Exactly my point. Once you start to involve a complex framework to
handle state and interactions you see less and less advantage to
"desktop web" applications, since it's hard to match the directness and
simplicity of a native GUI.
This is true, you certainly won't get an argument from me! I've spent a lot of
time explaining to people why a real-time GUI and the HTTP protocol don't get
along. Event-driven programming using a request/response framework == square
peg, round hole. But, it seems like the benefits of a web-based GUI make for a
big hammer, so people keep pounding away at that square peg ;)

On the negative side, developing any sort of non-trivial web application is
fraught with problems:

* language limitations of javascript/(X)HTML
* highly varied implementations of CSS, HTML, js
* browser-specific bugs (and features)
* no real IDE to speak of
* no way to receive events without some very ugly hacks or polling

However, there are also major benefits, which is why you see so many companies
and individuals jumping on the Web 2.0 train:

* lower barrier of entry to creating a GUI (compare how quickly
most people can turn out a form in HTML versus creating a GUI
with the same entry fields)
* cross-platform (yes, you have to support multiple browsers,
but once you do, it works on the majority of platforms. For
instance, support Firefox means OS X, Linux, Windows, etc all
supported at once
* Convenience for the end user - no need to install anything to
use your software, which entices a lot more people to use it.
This is less of a valid concern in an enterprise environment, but
it still attracts people to feel they don't need to install
something locally
* available from multiple machines without extra effort for the user
* Familiar interface (in most cases at least) to the user; more
comfortable for them, less they need to learn.
* Potentially available on many new platforms such as the iPhone,
with some presentation tweaks.

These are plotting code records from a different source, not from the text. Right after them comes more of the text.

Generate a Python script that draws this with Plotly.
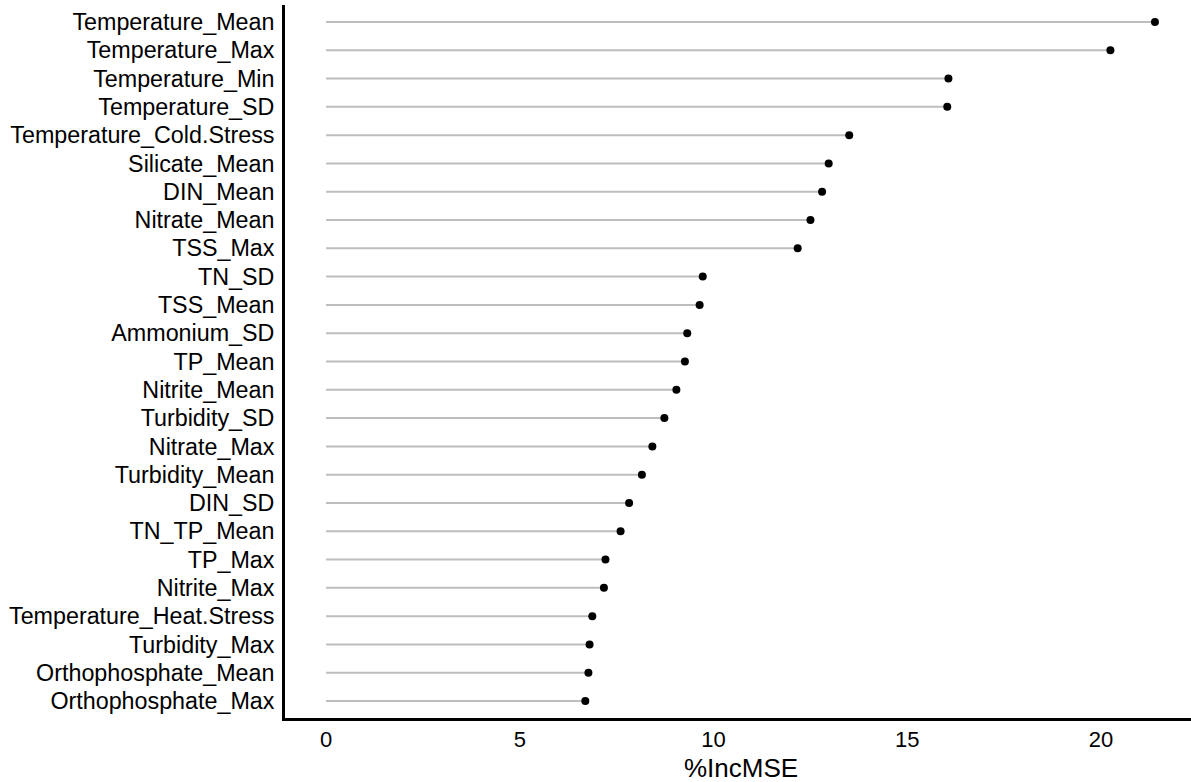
import plotly.graph_objects as go

# Variable importance from the random forest (%IncMSE), most important first
variables = [
    "Temperature_Mean", "Temperature_Max", "Temperature_Min", "Temperature_SD",
    "Temperature_Cold.Stress", "Silicate_Mean", "DIN_Mean", "Nitrate_Mean",
    "TSS_Max", "TN_SD", "TSS_Mean", "Ammonium_SD", "TP_Mean", "Nitrite_Mean",
    "Turbidity_SD", "Nitrate_Max", "Turbidity_Mean", "DIN_SD", "TN_TP_Mean",
    "TP_Max", "Nitrite_Max", "Temperature_Heat.Stress", "Turbidity_Max",
    "Orthophosphate_Mean", "Orthophosphate_Max",
]
inc_mse = [
    21.39, 20.24, 16.06, 16.03,
    13.50, 12.97, 12.80, 12.50,
    12.17, 9.72, 9.64, 9.32, 9.26, 9.04,
    8.73, 8.42, 8.15, 7.82, 7.60,
    7.21, 7.17, 6.87, 6.80,
    6.77, 6.69,
]
x_ticks = [0, 5, 10, 15, 20]
x_title = "%IncMSE"

FONT = "Liberation Sans, Arial, sans-serif"

# Stems: one polyline broken with None between variables
seg_x, seg_y = [], []
for name, val in zip(variables, inc_mse):
    seg_x += [0, val, None]
    seg_y += [name, name, None]

fig = go.Figure()
fig.add_trace(go.Scatter(
    x=seg_x, y=seg_y, mode="lines",
    line=dict(color="#bebebe", width=2),
    hoverinfo="skip", showlegend=False,
))
fig.add_trace(go.Scatter(
    x=inc_mse, y=variables, mode="markers",
    marker=dict(color="black", size=8),
    showlegend=False,
))

n = len(variables)
fig.update_layout(
    width=1191, height=782,
    margin=dict(l=285, r=0, t=5, b=64),
    paper_bgcolor="white", plot_bgcolor="white",
    font=dict(family=FONT, color="black"),
    xaxis=dict(
        range=[-1.06, 22.32],
        tickvals=x_ticks, ticktext=[str(t) for t in x_ticks],
        tickfont=dict(size=22, color="black"),
        showgrid=False, zeroline=False,
        showline=True, linecolor="black", linewidth=2.8,
        ticks="",
    ),
    yaxis=dict(
        type="category", categoryorder="array", categoryarray=variables,
        range=[n - 1 + 0.6, -0.6],
        tickfont=dict(size=23.3, color="black"),
        showgrid=False, zeroline=False,
        showline=True, linecolor="black", linewidth=2.8,
        ticks="outside", ticklen=3, tickcolor="rgba(0,0,0,0)",
    ),
    annotations=[dict(
        text=x_title, x=10.7, xref="x", y=0, yref="paper",
        yshift=-33, yanchor="top", showarrow=False,
        font=dict(size=26, color="black", family=FONT),
    )],
)

fig.write_html("out.html")
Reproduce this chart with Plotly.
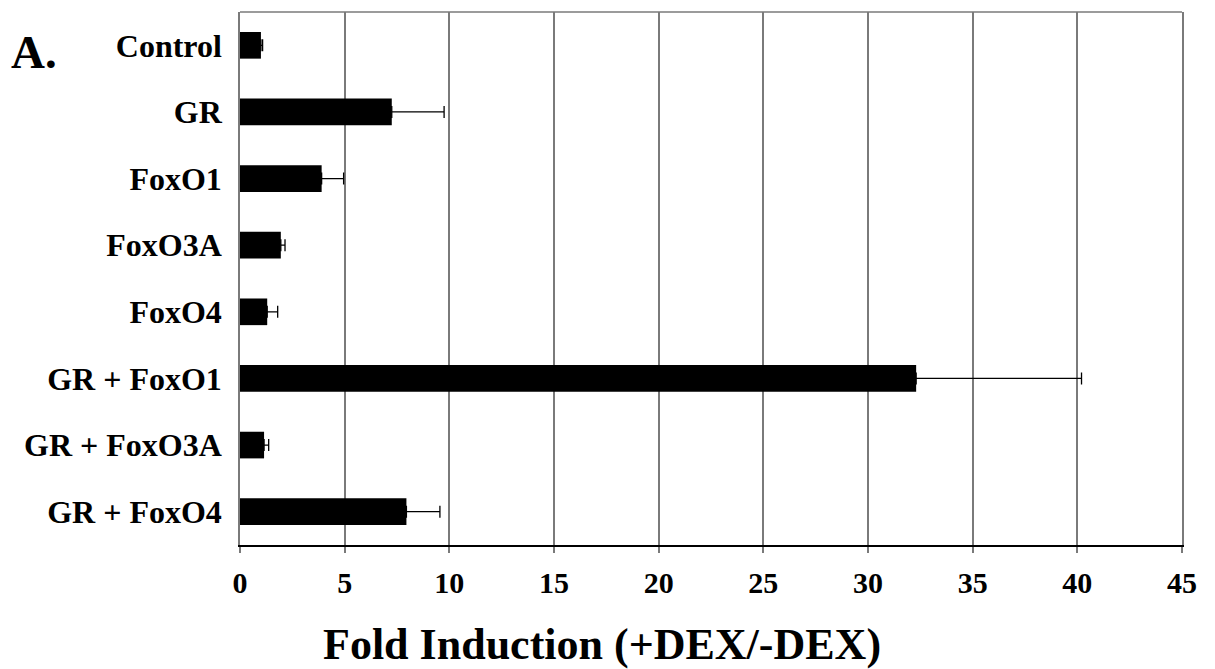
import plotly.graph_objects as go

categories = ["Control", "GR", "FoxO1", "FoxO3A", "FoxO4", "GR + FoxO1", "GR + FoxO3A", "GR + FoxO4"]
values = [1.0, 7.25, 3.9, 1.95, 1.3, 32.3, 1.15, 7.95]
errors = [0.08, 2.5, 1.05, 0.2, 0.5, 7.9, 0.22, 1.6]
x_ticks = [0, 5, 10, 15, 20, 25, 30, 35, 40, 45]

FONT = "Liberation Serif, Times New Roman, Times, serif"
GRID = "#7a7a7a"

fig = go.Figure()
fig.add_trace(go.Bar(
    y=categories, x=values, orientation="h", width=0.4,
    marker=dict(color="black", line=dict(width=0)),
    error_x=dict(type="data", array=errors, visible=True, symmetric=False,
                 arrayminus=[0] * len(errors),
                 color="black", thickness=1.3, width=6),
    showlegend=False,
))

fig.update_layout(
    width=1207, height=661,
    margin=dict(l=232, r=33, t=4, b=124),
    plot_bgcolor="white", paper_bgcolor="white",
    font=dict(family=FONT, color="black"),
    bargap=0.6,
    xaxis=dict(
        range=[0, 45], tickvals=x_ticks, ticktext=[str(v) for v in x_ticks],
        showgrid=True, gridcolor=GRID, gridwidth=1.5,
        showline=True, linecolor="black", linewidth=1.5,
        ticks="outside", ticklen=6, tickcolor=GRID, tickwidth=1.5,
        ticklabelstandoff=4,
        tickfont=dict(family=FONT, size=30, color="black", weight="bold"),
        zeroline=False, fixedrange=True,
    ),
    yaxis=dict(
        autorange="reversed", showgrid=False,
        showline=True, linecolor=GRID, linewidth=1.5, mirror=True,
        ticks="", ticklabelstandoff=10,
        tickfont=dict(family=FONT, size=32, color="black", weight="bold"),
        fixedrange=True,
    ),
    shapes=[dict(type="line", xref="paper", yref="paper", x0=0, x1=1, y0=1, y1=1,
                 line=dict(color=GRID, width=1.5))],
    annotations=[
        dict(text="<b>A.</b>", xref="paper", yref="paper", x=-0.2455, y=0.925,
             xanchor="left", yanchor="middle", showarrow=False,
             font=dict(family=FONT, size=47, color="black")),
        dict(text="<b>Fold Induction (+DEX/-DEX)</b>", xref="paper", yref="paper",
             x=0.384, y=-0.187, xanchor="center", yanchor="middle", showarrow=False,
             font=dict(family=FONT, size=44, color="black")),
    ],
)

fig.write_html("out.html")
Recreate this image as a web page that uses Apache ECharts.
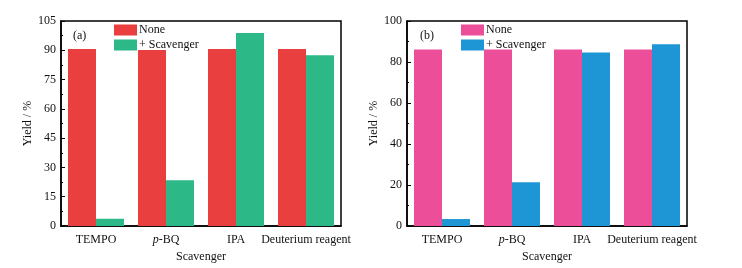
<!DOCTYPE html>
<html><head><meta charset="utf-8">
<script src="https://cdn.jsdelivr.net/npm/echarts@6/dist/echarts.min.js"></script>
<style>html,body{margin:0;padding:0;background:#fff}#c{width:742px;height:268px}</style>
</head><body><div id="c"></div>
<script>
var categories = ['TEMPO', 'p-BQ', 'IPA', 'Deuterium reagent'];
var noneA = [90.6, 90.1, 90.6, 90.6];
var scavA = [3.7, 23.4, 98.8, 87.5];
var noneB = [86.1, 86.1, 86.1, 86.1];
var scavB = [3.4, 21.3, 84.6, 88.6];
var yTicksA = {min: 0, max: 105, interval: 15};
var yTicksB = {min: 0, max: 100, interval: 20};

var FONT = '"Liberation Serif", "DejaVu Serif", serif';
var TXT = '#111';
var chart = echarts.init(document.getElementById('c'));

function catLabel(v) { return v === 'p-BQ' ? '{i|p}-BQ' : v; }

function xAxis(idx) {
  return {
    type: 'category', gridIndex: idx, data: categories,
    name: 'Scavenger', nameLocation: 'middle', nameGap: 24,
    nameTextStyle: {fontFamily: FONT, fontSize: 12, color: TXT},
    axisLine: {lineStyle: {color: '#000', width: 1.5}},
    axisTick: {show: false},
    axisLabel: {interval: 0, hideOverlap: false, fontFamily: FONT, fontSize: 12, color: TXT, margin: 8, formatter: catLabel,
      rich: {i: {fontStyle: 'italic', fontFamily: FONT, fontSize: 12, color: TXT}}},
    splitLine: {show: false}
  };
}
function yAxis(idx, t) {
  return {
    type: 'value', gridIndex: idx, min: t.min, max: t.max, interval: t.interval,
    name: 'Yield / %', nameLocation: 'middle', nameGap: 23,
    nameTextStyle: {fontFamily: FONT, fontSize: 12, color: TXT},
    axisLine: {show: true, lineStyle: {color: '#000', width: 1.5}},
    axisTick: {show: true, inside: true, length: 4, lineStyle: {color: '#000'}},
    minorTick: {show: true, splitNumber: 2, length: 2, lineStyle: {color: '#000'}},
    axisLabel: {fontFamily: FONT, fontSize: 12, color: TXT, margin: 5},
    splitLine: {show: false}
  };
}
function bar(name, data, idx, color) {
  return {
    name: name, type: 'bar', xAxisIndex: idx, yAxisIndex: idx, data: data,
    barGap: '0%', barCategoryGap: '20%', itemStyle: {color: color}
  };
}
function legend(names, left) {
  return {data: names, orient: 'vertical', left: left, top: 24, padding: 0, itemWidth: 23, itemHeight: 11, itemGap: 3,
    icon: 'rect', textStyle: {fontFamily: FONT, fontSize: 12, color: TXT, padding: [0, 0, 0, -3]}};
}

chart.setOption({
  animation: false,
  grid: [
    {left: 61, top: 21, width: 280, height: 205, show: true, borderColor: '#000', borderWidth: 1.5, backgroundColor: 'transparent'},
    {left: 407, top: 21, width: 280, height: 205, show: true, borderColor: '#000', borderWidth: 1.5, backgroundColor: 'transparent'}
  ],
  xAxis: [xAxis(0), xAxis(1)],
  yAxis: [yAxis(0, yTicksA), yAxis(1, yTicksB)],
  legend: [legend(['None', '+ Scavenger'], 114), legend(['None ', '+ Scavenger '], 461)],
  graphic: [
    {type: 'text', left: 73, top: 30, style: {text: '(a)', font: '12px ' + FONT, fill: TXT}},
    {type: 'text', left: 420, top: 30, style: {text: '(b)', font: '12px ' + FONT, fill: TXT}}
  ],
  series: [
    bar('None', noneA, 0, '#E9403F'),
    bar('+ Scavenger', scavA, 0, '#2DB987'),
    bar('None ', noneB, 1, '#EC4E9A'),
    bar('+ Scavenger ', scavB, 1, '#1E96D6')
  ]
});
</script></body></html>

Good luck writing a cross-platform
GUI app that runs on all the major OSes and mobile devices using a
standard GUI toolkit etc. (or shipping the Python interpreter with
an app intended for a Windows Mobile device, for instance)

Your point is absolutely valid, though. I think the web 2.0 craze has people
doing some things that just don't really make sense (like implementing Photoshop
in a browser - what's next, AutoCAD?). The bottom line is that there are many
many things that a native GUI is much better at and more than likely always will
be. If you're developing an application, it's important to stop and ask yourself
why it needs to be a web-based application, and unless you've got compelling
reasons, the native GUI should win out.